Google dropped EmbeddingGemma on September 4, and it's actually impressive for once. This thing runs on 100+ languages, uses less than 200MB of RAM, and doesn't need an internet connection to work. Most importantly, it processes everything on your device instead of sending your data to some Google server farm.
This matters because most AI models require cloud connectivity for processing, which means uploading your documents and data to remote servers. EmbeddingGemma processes everything locally, keeping your data on your device.
The Technical Bits Actually Make Sense
EmbeddingGemma can scale from 768 to 128 dimensions depending on your hardware limitations, and the 2K token context window handles most real-world text processing tasks. The model supports retrieval-augmented generation (RAG) and semantic search completely offline, which means you can build smart document search that doesn't leak your company secrets to Google.

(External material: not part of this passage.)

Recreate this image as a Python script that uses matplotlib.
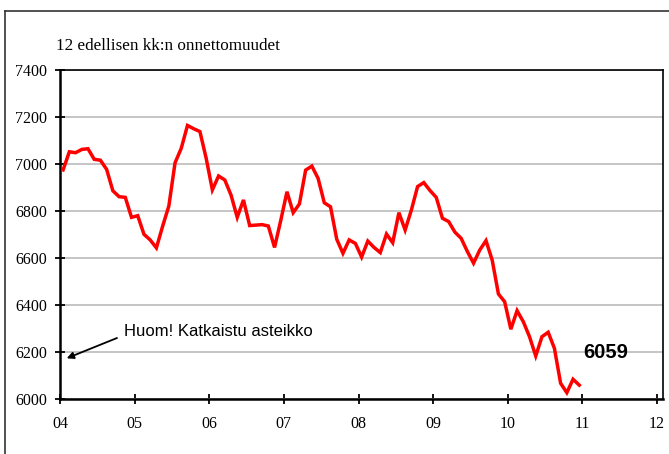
import matplotlib
matplotlib.use("Agg")
import matplotlib.pyplot as plt
from matplotlib.lines import Line2D
import numpy as np

# Monthly values, Jan 2004 .. Dec 2010
values = [6975, 7052, 7048, 7062, 7065, 7020, 7016, 6977, 6886, 6861, 6858, 6773,
          6780, 6701, 6677, 6643, 6735, 6821, 7005, 7067, 7164, 7150, 7138, 7025,
          6890, 6949, 6932, 6868, 6773, 6847, 6738, 6740, 6742, 6736, 6645, 6760,
          6882, 6793, 6830, 6974, 6991, 6939, 6835, 6818, 6680, 6620, 6677, 6662,
          6604, 6672, 6645, 6623, 6702, 6665, 6793, 6719, 6804, 6904, 6921, 6887,
          6858, 6769, 6755, 6710, 6684, 6628, 6578, 6634, 6674, 6591, 6447, 6414,
          6297, 6376, 6329, 6265, 6183, 6265, 6284, 6216, 6067, 6027, 6084, 6059]
start_year = 2004
year_ticks = list(range(2004, 2013))
year_labels = ["04", "05", "06", "07", "08", "09", "10", "11", "12"]
y_ticks = [6000, 6200, 6400, 6600, 6800, 7000, 7200, 7400]
title = "12 edellisen kk:n onnettomuudet"
note = "Huom! Katkaistu asteikko"
last_label = "6059"

months = np.arange(len(values))
xs = start_year + (months + 0.5) / 12.0

W, H = 669, 454
fig = plt.figure(figsize=(W / 100, H / 100), dpi=100)
fig.patch.set_facecolor("white")

left, right, top, bottom = 60, 663, 70, 399
ax = fig.add_axes([left / W, 1 - bottom / H, (right - left) / W, (bottom - top) / H])

ax.plot(xs, values, color="#ff0000", lw=2.5, solid_joinstyle="miter", zorder=3)

px_per_year = (657 - 60) / 8
px_per_unit = (bottom - top) / 1400
x_right = 2012 + (right - 657) / px_per_year
ax.set_xlim(2004, x_right)
ax.set_ylim(6000, 7400)
ax.set_xticks(year_ticks)
ax.set_xticklabels(year_labels)
ax.set_yticks(y_ticks)
ax.set_yticklabels([str(v) for v in y_ticks])

ax.grid(axis="y", color="#c0c0c0", lw=1.3, zorder=1)
ax.set_axisbelow(True)
for s in ["top", "right"]:
    ax.spines[s].set_linewidth(1.2)
    ax.spines[s].set_color("black")
for s in ["left", "bottom"]:
    ax.spines[s].set_linewidth(1.8)
    ax.spines[s].set_color("black")

serif = ["Liberation Serif", "DejaVu Serif"]
sans = ["Liberation Sans", "DejaVu Sans"]
ax.tick_params(axis="both", direction="inout", length=7, width=1.3, color="black")
ax.tick_params(axis="x", pad=9)
ax.tick_params(axis="y", pad=6)
for lbl in ax.get_xticklabels() + ax.get_yticklabels():
    lbl.set_fontfamily(serif)
    lbl.set_fontsize(11.5)

fig.text(56 / W, 1 - 46 / H, title, family=serif, fontsize=12.3, va="center", ha="left")


def to_data(px, py):
    return (2004 + (px - left) / px_per_year, 6000 + (bottom - py) / px_per_unit)


ax.annotate("", xy=to_data(66.7, 358.3), xytext=to_data(117, 338),
            arrowprops=dict(arrowstyle="-|>", color="black", lw=1.3,
                            mutation_scale=10, shrinkA=0, shrinkB=0))
ax.text(*to_data(124, 332), note, family=sans, fontsize=12, va="center", ha="left")

ax.text(*to_data(583, 352), last_label, family=sans, fontsize=14.5,
        fontweight="bold", va="center", ha="left")

# outer frame (partially cut off at right and bottom)
fig.add_artist(Line2D([5 / W, 5 / W], [0, 1 - 11 / H], color="#333333", lw=1.2,
                      transform=fig.transFigure))
fig.add_artist(Line2D([5 / W, 1], [1 - 11 / H, 1 - 11 / H], color="#333333", lw=1.2,
                      transform=fig.transFigure))

fig.savefig("out.png", dpi=100, facecolor="white")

Training on 100+ languages provides real utility for international applications and regions where English isn't the primary language. The model continues functioning in offline environments or areas with unreliable internet connectivity.
Broad Developer Integration
EmbeddingGemma integrates with existing developer tools including Hugging Face, Kaggle, Vertex AI, llama.cpp, transformers.js, and LangChain.
This isn't some proprietary Google-only model that forces you to rewrite everything. You can drop it into existing workflows without major architecture changes, which is refreshingly practical for Google.